::: Input :::
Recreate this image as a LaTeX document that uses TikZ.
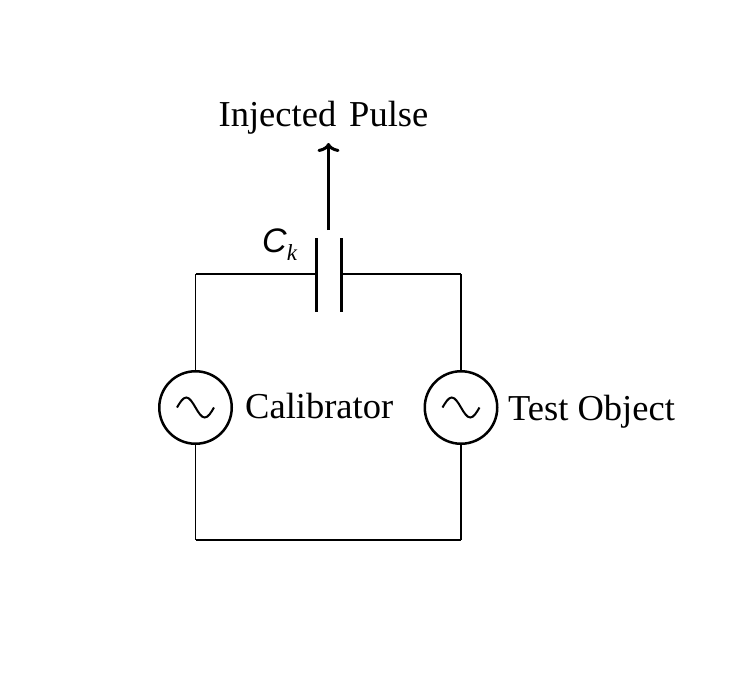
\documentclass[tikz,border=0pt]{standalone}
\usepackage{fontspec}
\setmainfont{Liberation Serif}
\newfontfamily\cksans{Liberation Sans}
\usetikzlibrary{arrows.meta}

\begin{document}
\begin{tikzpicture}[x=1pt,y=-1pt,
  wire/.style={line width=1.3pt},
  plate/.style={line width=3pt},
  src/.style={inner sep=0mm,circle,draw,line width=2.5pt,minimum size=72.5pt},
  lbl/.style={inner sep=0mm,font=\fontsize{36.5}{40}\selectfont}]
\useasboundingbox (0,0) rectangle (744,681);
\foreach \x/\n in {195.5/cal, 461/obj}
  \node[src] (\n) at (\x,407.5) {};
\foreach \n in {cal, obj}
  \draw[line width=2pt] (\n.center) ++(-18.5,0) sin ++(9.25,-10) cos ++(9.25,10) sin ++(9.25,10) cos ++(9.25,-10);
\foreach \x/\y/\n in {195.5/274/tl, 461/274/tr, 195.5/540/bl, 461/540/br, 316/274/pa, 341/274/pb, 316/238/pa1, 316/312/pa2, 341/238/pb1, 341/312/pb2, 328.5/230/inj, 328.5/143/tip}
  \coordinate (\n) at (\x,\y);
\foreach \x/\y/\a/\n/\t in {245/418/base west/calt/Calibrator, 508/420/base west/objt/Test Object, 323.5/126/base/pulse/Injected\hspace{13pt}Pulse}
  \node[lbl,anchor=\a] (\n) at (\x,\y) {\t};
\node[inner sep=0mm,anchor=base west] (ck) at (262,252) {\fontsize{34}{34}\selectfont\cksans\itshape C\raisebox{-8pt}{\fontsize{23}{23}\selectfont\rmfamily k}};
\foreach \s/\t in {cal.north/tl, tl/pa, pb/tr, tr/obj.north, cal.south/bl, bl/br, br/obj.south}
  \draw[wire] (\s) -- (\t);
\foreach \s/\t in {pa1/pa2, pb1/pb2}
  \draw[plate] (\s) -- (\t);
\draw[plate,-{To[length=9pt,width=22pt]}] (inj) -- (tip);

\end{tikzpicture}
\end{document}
:::
::: Input :::
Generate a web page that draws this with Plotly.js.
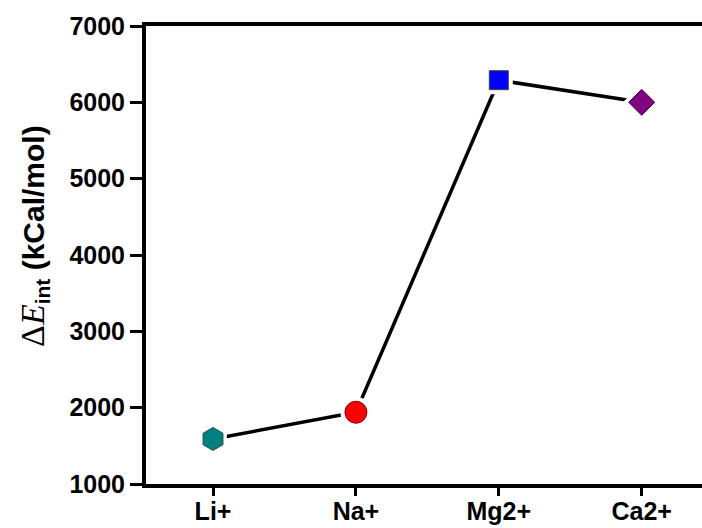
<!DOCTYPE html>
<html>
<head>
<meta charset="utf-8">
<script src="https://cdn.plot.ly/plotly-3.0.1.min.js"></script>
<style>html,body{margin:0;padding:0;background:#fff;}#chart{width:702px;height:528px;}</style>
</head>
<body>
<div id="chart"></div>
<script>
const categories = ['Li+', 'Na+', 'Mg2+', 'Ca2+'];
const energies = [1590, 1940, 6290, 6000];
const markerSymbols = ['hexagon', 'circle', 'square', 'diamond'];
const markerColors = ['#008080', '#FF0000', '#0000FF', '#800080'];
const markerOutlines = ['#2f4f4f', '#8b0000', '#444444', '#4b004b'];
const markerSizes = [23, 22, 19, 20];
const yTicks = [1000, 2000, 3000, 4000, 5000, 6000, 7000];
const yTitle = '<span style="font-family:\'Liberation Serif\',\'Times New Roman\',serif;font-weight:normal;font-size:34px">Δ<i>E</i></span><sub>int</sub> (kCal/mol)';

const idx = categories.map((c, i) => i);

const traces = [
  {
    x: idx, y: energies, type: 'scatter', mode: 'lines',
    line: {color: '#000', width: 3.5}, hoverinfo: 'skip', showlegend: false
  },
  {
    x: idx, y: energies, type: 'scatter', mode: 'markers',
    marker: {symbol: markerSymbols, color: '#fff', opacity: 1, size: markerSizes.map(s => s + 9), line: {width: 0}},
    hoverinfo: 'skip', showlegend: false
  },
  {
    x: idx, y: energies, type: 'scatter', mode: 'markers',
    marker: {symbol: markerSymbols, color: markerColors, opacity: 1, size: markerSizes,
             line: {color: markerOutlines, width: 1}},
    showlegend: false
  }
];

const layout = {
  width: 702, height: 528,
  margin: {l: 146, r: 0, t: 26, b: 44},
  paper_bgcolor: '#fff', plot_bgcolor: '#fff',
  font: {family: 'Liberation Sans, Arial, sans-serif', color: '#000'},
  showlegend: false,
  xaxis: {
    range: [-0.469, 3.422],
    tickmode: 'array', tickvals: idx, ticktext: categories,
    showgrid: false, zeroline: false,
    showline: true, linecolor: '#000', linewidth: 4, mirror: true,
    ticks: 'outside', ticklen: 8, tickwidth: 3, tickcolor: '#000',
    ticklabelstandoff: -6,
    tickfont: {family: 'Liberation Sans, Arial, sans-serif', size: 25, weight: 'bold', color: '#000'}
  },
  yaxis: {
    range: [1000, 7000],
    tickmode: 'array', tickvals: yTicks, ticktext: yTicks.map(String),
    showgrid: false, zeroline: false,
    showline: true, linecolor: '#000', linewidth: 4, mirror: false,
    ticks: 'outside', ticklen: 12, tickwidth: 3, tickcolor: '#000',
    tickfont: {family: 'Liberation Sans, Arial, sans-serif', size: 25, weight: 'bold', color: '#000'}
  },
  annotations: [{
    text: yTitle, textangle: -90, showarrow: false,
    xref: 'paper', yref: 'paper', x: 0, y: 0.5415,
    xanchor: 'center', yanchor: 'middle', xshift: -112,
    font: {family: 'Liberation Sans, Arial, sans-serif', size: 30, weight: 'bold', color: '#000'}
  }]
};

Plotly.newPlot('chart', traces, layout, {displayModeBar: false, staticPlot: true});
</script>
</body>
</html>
:::
## Your instructions
From the data, collect all lines where the string "that" appears.

## Task result
Recreate this image as a LaTeX document that uses TikZ.
Generate a web page that draws this with Plotly.js.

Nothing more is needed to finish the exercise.